According to Plutarch neither side was gaining a clear advantage, when both were surprised to see Cleopatra's ships quit the scene. Antony abandons the fight and his men and follows Cleopatra. He boards Cleopatra's ship; sits in silence for three days. When Antony receives word that his forces are defeated by Octavian at the Battle of Actium, September 2, 31 B.C. (Life of Antony, 67-68), Antony and Cleopatra indulge in a final debauch of laugh-and-love-for-tomorrow-we die.
Canidius now came, bringing word in person of the loss of the army before Actium.

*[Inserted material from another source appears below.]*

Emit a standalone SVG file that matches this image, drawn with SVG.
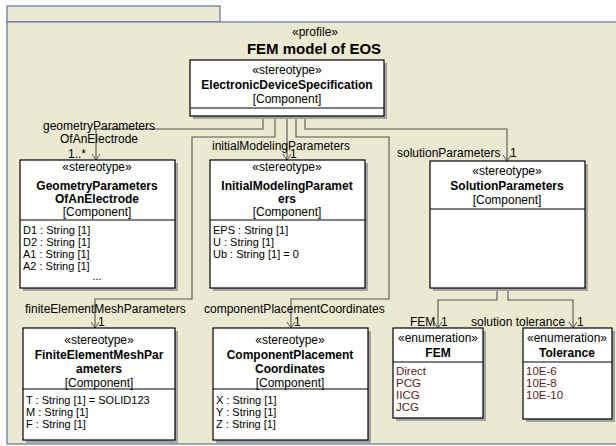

All this, however, seemed not to disturb him, but, as if he were glad to put away all hope, that with it he might be rid of all care, and leaving his habitation by the sea, which he called the Timoneum, he was received by Cleopatra in the palace, and set the whole city into a course of feasting, drinking, and presents. Life of Antony, 71.
Cleopatra locks herself in her tomb and has word sent to Antony that she is dead. Antony falls on his sword but lingers long enough to go to the tomb of Cleopatra. The dying Antony is raised by ropes to Cleopatra's tomb and dies in her arms (Life of Antony, 76). The story of Antony and Cleopatra ends with the Queen of the Nile destroying herself with fatal bite of an asp.

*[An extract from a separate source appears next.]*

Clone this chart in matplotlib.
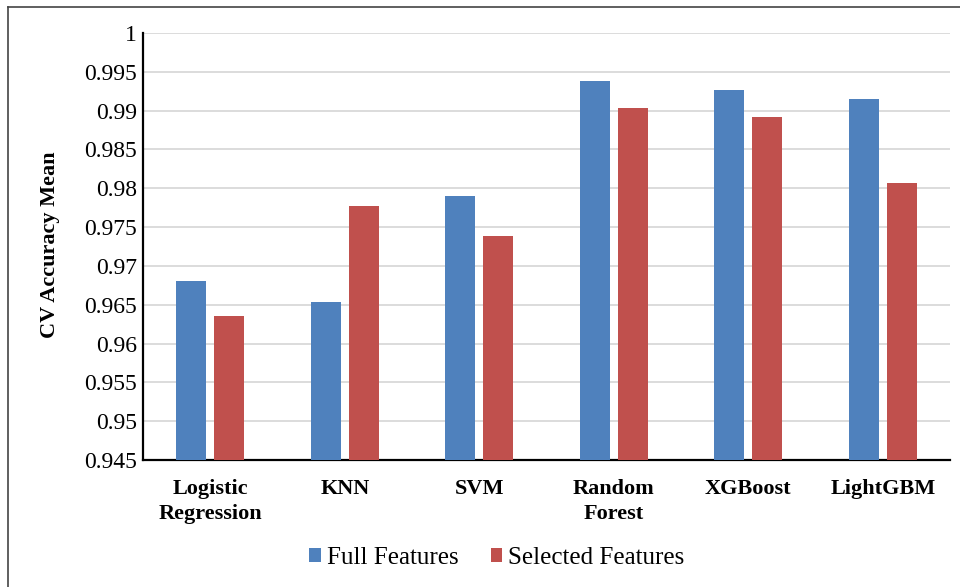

Plutarch tells us that Antony's children from Cleopatra and his first wife Fulvia were reared by Octavia; they intermarried with the Imperial family and produced rulers of Rome, including the disastrous Nero, who like his forefather Antony, unwilling or unable to bridle his passions, ruined himself and very nearly ruined Rome.
The life of Antony stands as a cautionary tale of the peril of not controlling the passions. Antony was blessed with many advantages. His mother Julia was of the great family of the Caesars; his grandfather Antony had been a famous orator. Indeed, Antony is credited as being descended from the legendary hero Hercules. He had no lack of mentors and must have received the classical education of a young Roman aristocrat. So what went wrong? Plutarch traces Antony's weakness for senuality to his early corruption early by bad associates.
Antony grew up a very beautiful youth, but, by the worst of misfortunes, he fell into the acquaintance and friendship of Curio, a man abandoned to his pleasures; who, to make Antony's dependence upon him a matter of greater necessity, plunged him into a life of drinking and dissipation, and led him through a course of such extravagance, that he ran, at that early age, into debt to the amount of two hundred and fifty talents. For this sum, Curio became his surety; on hearing which, the elder Curio, his father, drove Antony out of his house. After this, for some short time, he took part with Clodius, the most insolent and outrageous demagogue of the time. –Life of Antony, 2.
For an Antony–good looking, rich, well-connected, successful in battle, beloved of his men–high command comes with an easy self-assurance. That can be a great asset as well as a grave threat. For such a man, unless he subdue his lusty spirit through introspection, reflection on the fleeting nature of fortune and fame, and constant striving for the good rather than the merely expedient or pleasant, will have little resource for withstanding the temptation to give in to desires and passions. Thus, as Plato said, great natures produce great vices as well as virtues (Life of Demetrius, 1).
Here Ends Trumbull's Summary of the Life of Marc Antony.